Testing and Validation: Conduct comprehensive thermal testing under expected operating conditions. This validation confirms the hybrid system meets performance targets and identifies any optimisation opportunities.
Conclusion
Active and passive cooling are most effective when used together. Passive cooling provides a reliable, silent foundation for heat dissipation, while active cooling delivers the extra airflow needed during high-temperature or peak-load conditions. By combining both approaches into a hybrid cooling strategy and using industrial-grade fans where required, engineers can achieve optimal PCB temperature control, greater efficiency, lower noise, and long-term system reliability.
FAQs
1. What is active cooling and passive cooling in a laptop?
A. Active cooling uses components like fans or blowers to move air and dissipate heat, while passive cooling relies on heat sinks, vents, and natural airflow without moving parts.
2. Which is better, active or passive cooling?
A. Active cooling is better for high-performance or heat-intensive systems because it removes heat faster. Passive cooling is ideal for silent, low-power devices requiring minimal maintenance.
3. What are the advantages of passive cooling?

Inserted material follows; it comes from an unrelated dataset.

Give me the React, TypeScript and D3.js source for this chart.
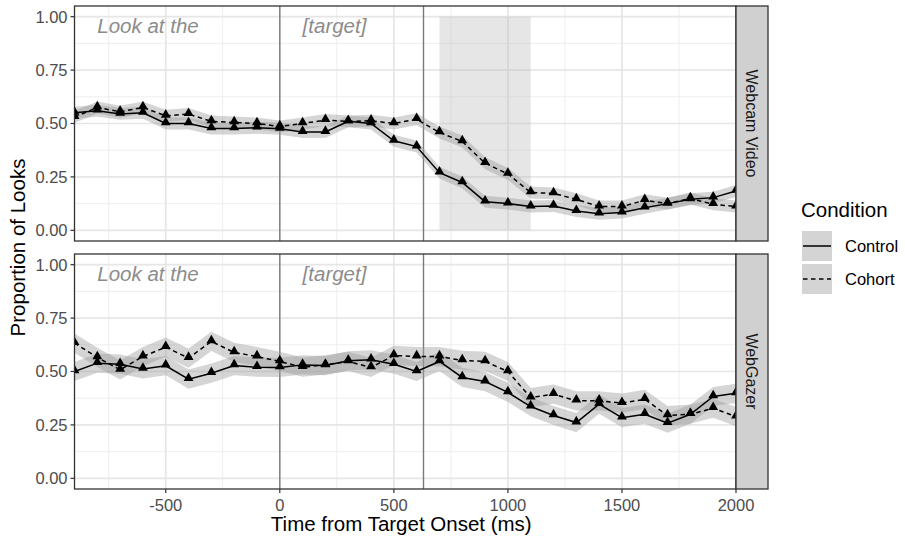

A. Passive cooling is silent, energy-efficient, low-maintenance, and highly reliable since it has no moving parts. It’s also cost-effective and suitable for compact or fanless devices.
4. What are the three types of cooling?
A. The three common cooling types are passive cooling, active cooling, and liquid cooling, each used based on the device’s heat output and performance needs.
5. How does passive cooling work on a PC?
A. Passive cooling uses heat sinks, thermal materials, and natural convection to move heat away from components without fans. Warm air rises and escapes through vents, allowing cooler air to replace it.